Foam dipped gloves are the most popular kind of hand protection in traditional martial arts, and for good reason. They are affordable, functional, and easy to take on and off.

Sparring Gloves

Nevertheless, there are some common pitfalls and bad habits associated with foam dip that you want to make sure to avoid. Be mindful of these top five faux pas and you'll maximum the form and function of your gloves.

1. Don't Store Near Weapons

Foam dipped gloves have pretty good durability, but are extremely susceptible to all things pointy. If you happen to store your gloves with sai, kama, or other pokables, you're liable to encounter premature ripping and tearing.

If you can, grab a separate bag for your gloves and other sparring gear (or secure a big bag with separate compartments).

2. Don't Be Afraid of Little Repairs

The shelf life of your handpads will grow exponentially if you aren't afraid of doing minor repairs from time to time.

Some common places that are prone to wear and tear include: around the knuckle region on the outside of the padding, around the elastic loop that secures the glove, and around the finger holders that are used to grip while making a fist. A little bit of duct tape (especially if it's the same color as your glove) and super glue can get you right back in the game.

3. Don't Ignore the Elements

I was going to label this one "watch where you store your gloves", but that wouldn't have been a "don't".

The elements can do funky things to your hand guards, so if you leave them lying around (like in the trunk of your car) you will reap some unfortunate results. Heat and cold will expand and contract them into malformed shapes, especially if you have them packed with other equipment. The cold will make them stiff and hard to put on, and the heat will make them sticky and unpleasant.
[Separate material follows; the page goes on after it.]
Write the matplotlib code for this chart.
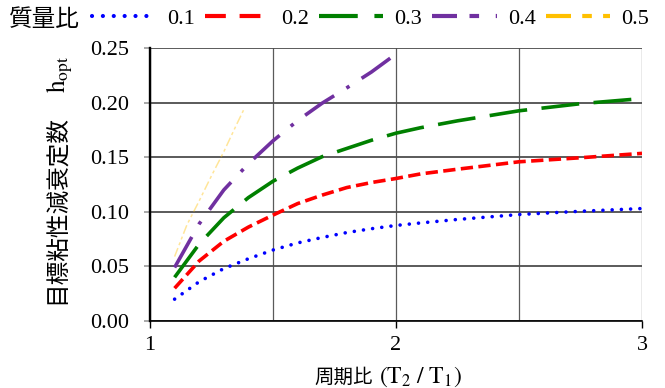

4. Don't Cheat the Distance

Foam dip gloves can actually give you a little bit of distance advantage as the top of the glove (near the finger tips) protrudes past the hand in order to cover the entire fist when closed. Some unscrupulous individuals have discovered that by keeping the hand open and doing a reverse, open hand "back slap" they can get some added inches to their strikes.

This kind of play developed out of tournaments and can help you get cheap taps (see point #5), but in the long run will degrade your ability to fight effectively.

5. Don't Play For the Tap

You can make a really satisfying tap when you get a snappy shot in on your opponent. Unfortunately, that tap can be so alluring that some fighters will mentally focus in on it (either intentionally or inadvertently). Playing for the tap not only distracts your mind from the task at hand, but it can actually weaken your technique and limit your arsenal.

Think about it. The good tap comes from a whip-lashing technique that strikes and recoils quickly. Certainly those kinds of techniques have their place and demonstrate good control, but you also want the ability to finish through your opponent. A driving strike rarely makes a tap (it's more of a thud).

Also consider the amount of strikes you can do with the palm, fingertips, and other striking surfaces of your body. These areas will not produce audible results and might not be as good for tournaments, but are certainly important in the realm of fighting.